Our project is focused on the full stack implementation of R in order to not only explore its computational nuances in a data science setting, but also explore how R’s UI capabilities can contribute to a positive workflow and user experience. Old design paradigms for Machine Learning required a developer to learn many different modeling packages, usually written by different people, with inconsistencies in how models are specified and predictions are made. In the past, each row of the below table was a completely different workflow.  Each Model Class had its own input, format, and tuning parameters. Running a single data set through multiple models used to require hundreds of lines of code.  However, there is an R-based Open Source Alternative - Caret, which has Standardized model tuning.  We’ve been calling this the “Scikit-Learn” for R.  The Caret function Syntax is a dream to work with, and anyone can create, tune, and compare the results from multiple models with ease.  Caret is 100% free.

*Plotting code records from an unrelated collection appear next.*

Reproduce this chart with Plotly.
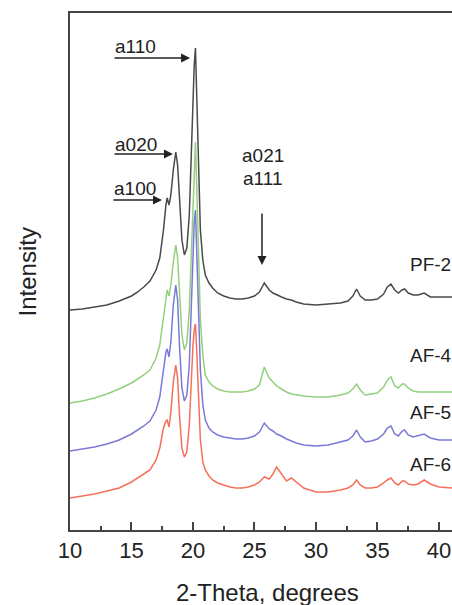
import plotly.graph_objects as go

# 2-Theta grid (degrees)
theta = [10, 11, 12, 13, 14, 15, 15.5, 16, 16.5, 17, 17.3, 17.6, 17.8, 17.9, 18.05, 18.2, 18.4, 18.6,
         18.75, 18.9, 19.1, 19.3, 19.5, 19.7, 19.85, 20.0, 20.1, 20.2, 20.3, 20.45, 20.6, 20.8, 21.0,
         21.3, 21.6, 22.0, 22.5, 23, 23.5, 24, 24.5, 25, 25.4, 25.8, 26.2, 26.5, 26.8, 27.2, 27.6,
         28.0, 28.4, 29, 30, 31, 32, 32.6, 33.0, 33.3, 33.6, 34.0, 34.5, 35.0, 35.5, 35.8, 36.1,
         36.4, 36.7, 37.0, 37.2, 37.5, 37.9, 38.3, 38.8, 39.3, 40, 41, 41.1]

pf2 = [220, 221, 223, 225, 229, 234, 238, 243, 249, 260, 272, 300, 325, 332, 325, 335, 360, 378,
       365, 330, 290, 275, 282, 315, 370, 435, 465, 482, 440, 360, 300, 270, 255,
       247, 242, 237, 234, 232, 231, 231, 232, 234, 238, 247, 240, 237, 235, 233, 231,
       230, 228, 226, 225, 226, 227, 229, 234, 241, 234, 230, 230, 231, 236, 243, 246,
       240, 237, 240, 241, 237, 235, 235, 237, 233, 233, 233, 233]

af4 = [127, 129, 132, 136, 141, 147, 151, 155, 160, 172, 185, 215, 235, 240, 234, 245, 268, 285,
       272, 235, 195, 180, 187, 220, 275, 335, 370, 388, 345, 265, 210, 175, 155,
       148, 144, 141, 139, 138, 138, 138, 139, 141, 145, 163, 152, 148, 144, 141, 138,
       136, 135, 134, 133, 133, 135, 137, 141, 146, 140, 135, 136, 137, 143, 150, 153,
       144, 142, 146, 146, 142, 139, 138, 138, 138, 138, 138, 138]

af5 = [79, 81, 83, 86, 90, 96, 100, 104, 109, 120, 133, 160, 178, 181, 173, 188, 225, 245,
       230, 185, 142, 129, 135, 165, 220, 280, 308, 320, 285, 215, 160, 125, 110,
       102, 98, 95, 93, 92, 91, 91, 92, 94, 98, 107, 101, 99, 96, 94, 91,
       89, 87, 85, 84, 85, 88, 90, 94, 100, 93, 88, 89, 91, 96, 102, 104,
       96, 94, 99, 100, 95, 93, 94, 96, 92, 90, 90, 90]

af6 = [32, 34, 36, 39, 42, 48, 52, 56, 60, 70, 82, 102, 109, 110, 103, 118, 148, 165,
       152, 115, 82, 73, 78, 105, 150, 185, 200, 206, 180, 130, 90, 68, 60,
       54, 50, 47, 45, 43, 42, 42, 43, 45, 48, 53, 51, 56, 63, 56, 49,
       52, 48, 42, 38, 38, 40, 42, 45, 50, 45, 42, 42, 43, 47, 50, 52,
       47, 45, 49, 49, 46, 45, 46, 50, 46, 43, 42, 42]

series_names = ["PF-2", "AF-4", "AF-5", "AF-6"]
series_values = [pf2, af4, af5, af6]
series_colors = ["#4a4a4a", "#93d07e", "#7a7ad6", "#f5705a"]
label_x = 37.5
label_y = [266, 175, 118, 66]

FONT = "Arial, Liberation Sans, sans-serif"
fig = go.Figure()
for name, vals, col in zip(series_names, series_values, series_colors):
    fig.add_trace(go.Scatter(x=theta, y=vals, mode="lines", name=name,
                             line=dict(color=col, width=1.5), showlegend=False))

ann = []
for name, ly in zip(series_names, label_y):
    ann.append(dict(x=label_x, y=ly, xref="x", yref="y", text=name, showarrow=False,
                    xanchor="left", yanchor="middle", font=dict(family=FONT, size=19, color="#222")))

# horizontal arrows with labels above
arrows = [("a110", 13.5, 19.76, 472, 484), ("a020", 13.5, 18.37, 376, 386), ("a100", 13.41, 17.48, 330, 342)]
for txt, x0, x1, yline, ytext in arrows:
    ann.append(dict(x=x1, y=yline, ax=x0, ay=yline, xref="x", yref="y", axref="x", ayref="y",
                    text="", showarrow=True, arrowhead=2, arrowsize=1.2, arrowwidth=1.5,
                    arrowcolor="#222", standoff=0))
    ann.append(dict(x=x0, y=ytext, xref="x", yref="y", text=txt, showarrow=False,
                    xanchor="left", yanchor="middle", font=dict(family=FONT, size=19, color="#222")))

ann.append(dict(x=25.61, y=265, ax=25.61, ay=318, xref="x", yref="y", axref="x", ayref="y",
                text="", showarrow=True, arrowhead=2, arrowsize=1.2, arrowwidth=1.5,
                arrowcolor="#222", standoff=0))
for txt, ty in [("a021", 375), ("a111", 352)]:
    ann.append(dict(x=25.69, y=ty, xref="x", yref="y", text=txt, showarrow=False,
                    xanchor="center", yanchor="middle", font=dict(family=FONT, size=19, color="#222")))

ann.append(dict(x=0.516, y=-0.12, xref="paper", yref="paper", text="2-Theta, degrees",
                showarrow=False, xanchor="center", yanchor="middle",
                font=dict(family=FONT, size=24, color="#222")))
ann.append(dict(x=-0.11, y=0.5, xref="paper", yref="paper", text="Intensity", textangle=-90,
                showarrow=False, xanchor="center", yanchor="middle",
                font=dict(family=FONT, size=24, color="#222")))

fig.update_layout(
    width=452, height=605,
    margin=dict(l=70, r=0, t=13, b=75),
    paper_bgcolor="white", plot_bgcolor="white",
    annotations=ann,
    xaxis=dict(range=[10, 41.06], tickmode="array", tickvals=[10, 15, 20, 25, 30, 35, 40],
               ticks="inside", ticklen=8, tickwidth=1.5, tickcolor="#444",
               minor=dict(ticks="inside", ticklen=4, tickwidth=1.5, tickcolor="#444",
                          tickvals=[12.5, 17.5, 22.5, 27.5, 32.5, 37.5]),
               showline=True, linecolor="#444", linewidth=2, mirror=True,
               showgrid=False, zeroline=False,
               tickfont=dict(family=FONT, size=22, color="#222")),
    yaxis=dict(range=[0, 517], showticklabels=False, ticks="", showline=True,
               linecolor="#444", linewidth=2, showgrid=False, zeroline=False),
)
fig.write_html("out.html")
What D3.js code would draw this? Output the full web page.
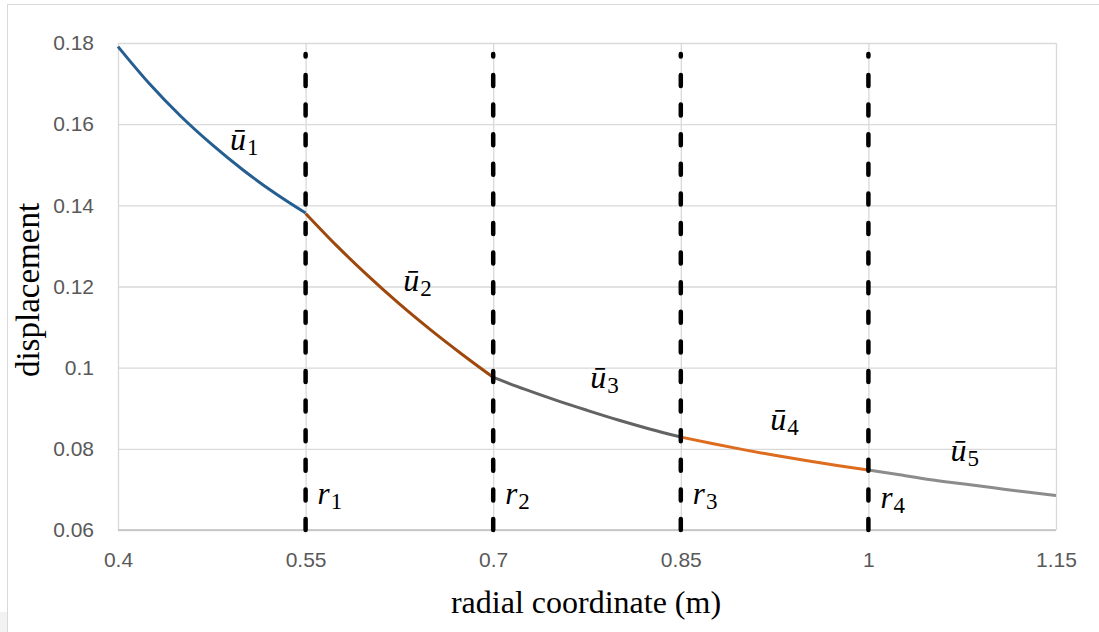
<!DOCTYPE html>
<html lang="en">
<head>
<meta charset="utf-8">
<title>Radial displacement</title>
<script src="https://cdn.jsdelivr.net/npm/d3@7"></script>
<style>
  body { margin: 0; background: #fff; }
  svg { display: block; }
  .tick text { font-family: "Liberation Sans", Arial, sans-serif; font-size: 21px; fill: #595959; }
</style>
</head>
<body>
<script>
// axis ticks
var xTicks = [0.4, 0.55, 0.7, 0.85, 1, 1.15];
var yTicks = [0.06, 0.08, 0.1, 0.12, 0.14, 0.16, 0.18];

// interface radii r1..r4
var radii = [0.55, 0.7, 0.85, 1.0];

// displacement, one piece per layer
var u1R = [0.4, 0.425, 0.45, 0.475, 0.5, 0.525, 0.55];
var u1V = [0.1791, 0.1700, 0.1620, 0.1550, 0.1487, 0.1431, 0.1381];
var u2R = [0.55, 0.575, 0.6, 0.625, 0.65, 0.675, 0.7];
var u2V = [0.1380, 0.1300, 0.1226, 0.1157, 0.1093, 0.1033, 0.0976];
var u3R = [0.7, 0.725, 0.75, 0.775, 0.8, 0.825, 0.85];
var u3V = [0.0976, 0.0947, 0.0920, 0.0895, 0.0871, 0.0849, 0.0829];
var u4R = [0.85, 0.875, 0.9, 0.925, 0.95, 0.975, 1.0];
var u4V = [0.0829, 0.0813, 0.0798, 0.0784, 0.0771, 0.0759, 0.0748];
var u5R = [1.0, 1.025, 1.05, 1.075, 1.1, 1.125, 1.15];
var u5V = [0.0748, 0.0736, 0.0724, 0.0714, 0.0704, 0.0694, 0.0685];

var seriesColors = ["#255E91", "#9E480E", "#636363", "#DD6C1E", "#8C8C8C"];
// where the u-bar labels sit (data units)
var uLabelR = [0.4896, 0.628, 0.7776, 0.9216, 1.0656];
var uLabelV = [0.1536, 0.1189, 0.0950, 0.0846, 0.0770];
var rLabelV = [0.0664, 0.0664, 0.0664, 0.0654];

var w = 1099, h = 632;
var svg = d3.select("body").append("svg")
  .attr("width", w).attr("height", h);

// outer chart frame
svg.append("rect")
  .attr("x", 7.5).attr("y", 4.5)
  .attr("width", w).attr("height", h)
  .attr("fill", "#fff").attr("stroke", "#D9D9D9");
svg.append("rect")
  .attr("x", 0).attr("y", 612).attr("width", 7).attr("height", 20)
  .attr("fill", "#F2F2F2");

var x = d3.scaleLinear().domain([0.4, 1.15]).range([118, 1056]);
var y = d3.scaleLinear().domain([0.06, 0.18]).range([530, 43]);

// horizontal gridlines
svg.append("g")
  .attr("transform", "translate(118,0)")
  .call(d3.axisLeft(y).tickValues(yTicks).tickSize(-(1056 - 118)).tickFormat(""))
  .call(function(g) {
    g.select(".domain").remove();
    g.selectAll("line").attr("stroke", "#D9D9D9").attr("stroke-width", 1.3);
  });

// vertical gridlines
svg.append("g")
  .attr("transform", "translate(0,530)")
  .call(d3.axisBottom(x).tickValues(xTicks).tickSize(-(530 - 43)).tickFormat(""))
  .call(function(g) {
    g.select(".domain").remove();
    g.selectAll("line").attr("stroke", "#D9D9D9").attr("stroke-width", 1.3);
  });

// bottom axis line
svg.append("line")
  .attr("x1", 118).attr("x2", 1056)
  .attr("y1", 530).attr("y2", 530)
  .attr("stroke", "#BFBFBF").attr("stroke-width", 1.5);

// tick labels
svg.append("g")
  .attr("transform", "translate(0,530)")
  .call(d3.axisBottom(x).tickValues(xTicks).tickSize(0).tickPadding(22)
    .tickFormat(function(d) { return String(d); }))
  .call(function(g) { g.select(".domain").remove(); });

svg.append("g")
  .attr("transform", "translate(118,0)")
  .call(d3.axisLeft(y).tickValues(yTicks).tickSize(0).tickPadding(24)
    .tickFormat(function(d) { return String(d); }))
  .call(function(g) { g.select(".domain").remove(); });

// curves
var line = d3.line()
  .x(function(d) { return x(d[0]); })
  .y(function(d) { return y(d[1]); })
  .curve(d3.curveMonotoneX);

var pieces = [[u1R, u1V], [u2R, u2V], [u3R, u3V], [u4R, u4V], [u5R, u5V]];
pieces.forEach(function(p, i) {
  svg.append("path")
    .datum(d3.zip(p[0], p[1]))
    .attr("d", line)
    .attr("fill", "none")
    .attr("stroke", seriesColors[i])
    .attr("stroke-width", 3);
});

// dashed interface lines
svg.selectAll("line.iface")
  .data(radii)
  .enter()
  .append("line")
  .attr("class", "iface")
  .attr("x1", function(d) { return x(d); })
  .attr("x2", function(d) { return x(d); })
  .attr("y1", y(0.06))
  .attr("y2", y(0.1773))
  .attr("stroke", "#000")
  .attr("stroke-width", 4.5)
  .attr("stroke-linecap", "round")
  .attr("stroke-dasharray", "11,18.6");

// u-bar labels
var mathFont = "Liberation Serif, Times New Roman, serif";
var uLab = svg.selectAll("text.ulab")
  .data(uLabelR)
  .enter()
  .append("text")
  .attr("class", "ulab")
  .attr("x", function(d) { return x(d); })
  .attr("y", function(d, i) { return y(uLabelV[i]); })
  .attr("font-family", mathFont)
  .attr("font-style", "italic")
  .attr("font-size", "32px")
  .attr("fill", "#000");
uLab.append("tspan").text("ū");
uLab.append("tspan")
  .attr("font-style", "normal")
  .attr("font-size", "23px")
  .attr("dx", 1)
  .attr("dy", 5)
  .text(function(d, i) { return i + 1; });

// r labels next to the dashed lines
var rLab = svg.selectAll("text.rlab")
  .data(radii)
  .enter()
  .append("text")
  .attr("class", "rlab")
  .attr("x", function(d) { return x(d) + 12; })
  .attr("y", function(d, i) { return y(rLabelV[i]); })
  .attr("font-family", mathFont)
  .attr("font-style", "italic")
  .attr("font-size", "31px")
  .attr("fill", "#000");
rLab.append("tspan").text("r");
rLab.append("tspan")
  .attr("font-style", "normal")
  .attr("font-size", "23px")
  .attr("dx", 1)
  .attr("dy", 5)
  .text(function(d, i) { return i + 1; });

// axis titles
svg.append("text")
  .attr("x", 586)
  .attr("y", 613)
  .attr("text-anchor", "middle")
  .attr("font-family", "Liberation Serif, Times New Roman, serif")
  .attr("font-size", "32px")
  .attr("fill", "#000")
  .text("radial coordinate (m)");

svg.append("text")
  .attr("transform", "translate(39,290) rotate(-90)")
  .attr("text-anchor", "middle")
  .attr("font-family", "Liberation Serif, Times New Roman, serif")
  .attr("font-size", "33px")
  .attr("fill", "#000")
  .text("displacement");
</script>
</body>
</html>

Model Class Package Caret Function Syntax lda MASS predict(obj) (no options needed) glm stats predict(obj, type = "response") gbm gbm predict(obj, type = "response", n.trees) made mda predict(obj, type = "posterior") rpart rpart predict(obj, type = "prob") Weka RWeka predict(obj, type = "probability") LogitBoost caTools predict(obj, type = "raw", nIter)   Caret Homepage   The Open Source Alternative - Shiny Shiny is not the only new tool for computer visualizations, but is a fully functional web app development package that can streamline R code directly into an interactive frame without the need to know know javascript or html.  The Shiny package is compatible with many other interfaces including Google Viz, Tableau, matplotlib, bokeh (and a ton of others).  With R and Shiny, you can setup a webserver, and provide visualization tools to your BI teams in real-time.  Did we mention this tool is free?   We’re broke students, and our classroom is at WeWork, where we get free coffee and beer.  Shiny and R fit right in.  

Part2:

Our Data Science App

[embed width="560" height="315"]https://www.youtube.com/watch?v=_TRu2qHcxKs[/embed] Let’s now delve into the app we made.  As we mentioned before, we wanted to make an open-source application in theme with the growth of data science startups.  Using a combination of Shiny, caret, and other great open source tools, we made a fairly workable platform that can perform basic data analysis, preprocessing, modeling, and validation.  We spent only three days developing this app and there will be surely many bugs and glitches with the code.  Keep in mind that our main intention was to create a functional prototype to showcase a small fraction of creative possibilities available to us through the open source community.  

Brief Tutorial

We used R Studio as the main IDE for our app.  R console works fine as well.   This blog will give a general overview of our development process.  The code is available here if you wish to play around with it and learn more about our full stack. To begin, we created two blank r files: ui.r and server.r within a new project directory or folder.  You can name this folder anything.  For the ui.r file you will need to install and load the following packages below.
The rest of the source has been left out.